En el año 2013 me tocó ejercer de comisario en una exposición retrospectiva de la pintura y la escultura de José Luis Cacho en el ... Museo de Bellas Artes de Murcia. No tenía ni la menor idea de en qué consistía mi trabajo. Y gracias al ánimo, al apoyo institucional y, sobre todo, al entusiasmo del consejero de Cultura de entonces, Pedro Alberto Cruz, la muestra se convirtió en un acontecimiento histórico, y el maestro Cacho pudo disfrutar viendo reunidos decenas de cuadros suyos en una misma sala, repleta de público, de amigos y curiosos, de gente que creía que el pintor, más que pintor, era tan solo una leyenda.

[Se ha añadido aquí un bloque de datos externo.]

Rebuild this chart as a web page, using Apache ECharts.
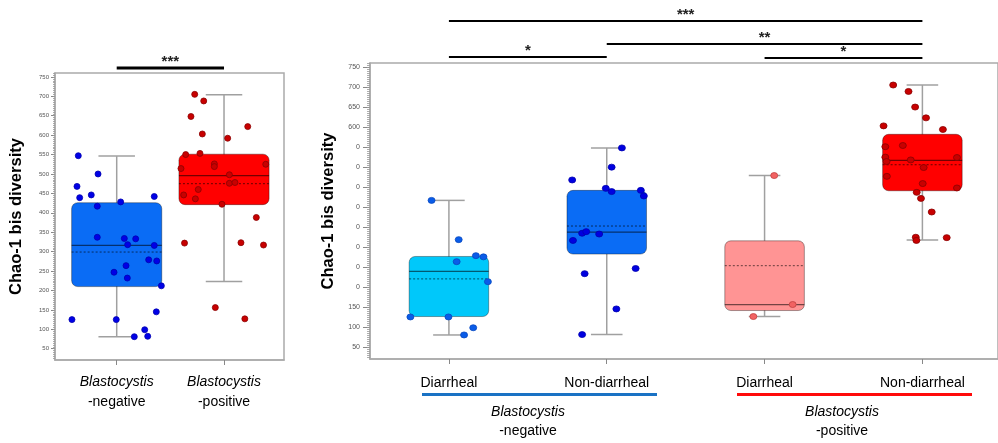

Sin embargo, desde que lo conocí, desde que supe de la existencia de un momento de esplendor –más efímero de lo que todos hubiéramos deseado– y de su inmediata y prolongada sequía como creador, tuve claro que las nuevas generaciones de artistas tenían todo el derecho –y, acaso, la obligación– del mundo de conocer la dimensión de un pintor que no se parecía a nadie, que ayudó a renovar el panorama artístico español, mostrando el camino por el que convenía transitar a base de talento.
Como tantas veces ha sucedido en el ámbito de los genios, el hombre eclipsó casi por completo al artista. Se había convertido, aislado del mundo en su casa cercana al río Segura, en plena huerta, rodeado de limoneros y custodiado por su 'Perrucho Cacho', como él llamaba a su pastor alemán, en una especie de sombra fugaz –su extremada delgadez contribuía a ello– que no quiso vivir de la gloria pasada. Cuando estaba de buen humor, que era casi siempre, solía recordar a quienes le visitaban que su padre repetía, una y otra vez, que los hombres primitivos vivían en cuevas y tabernas. En tabernas, no en cavernas.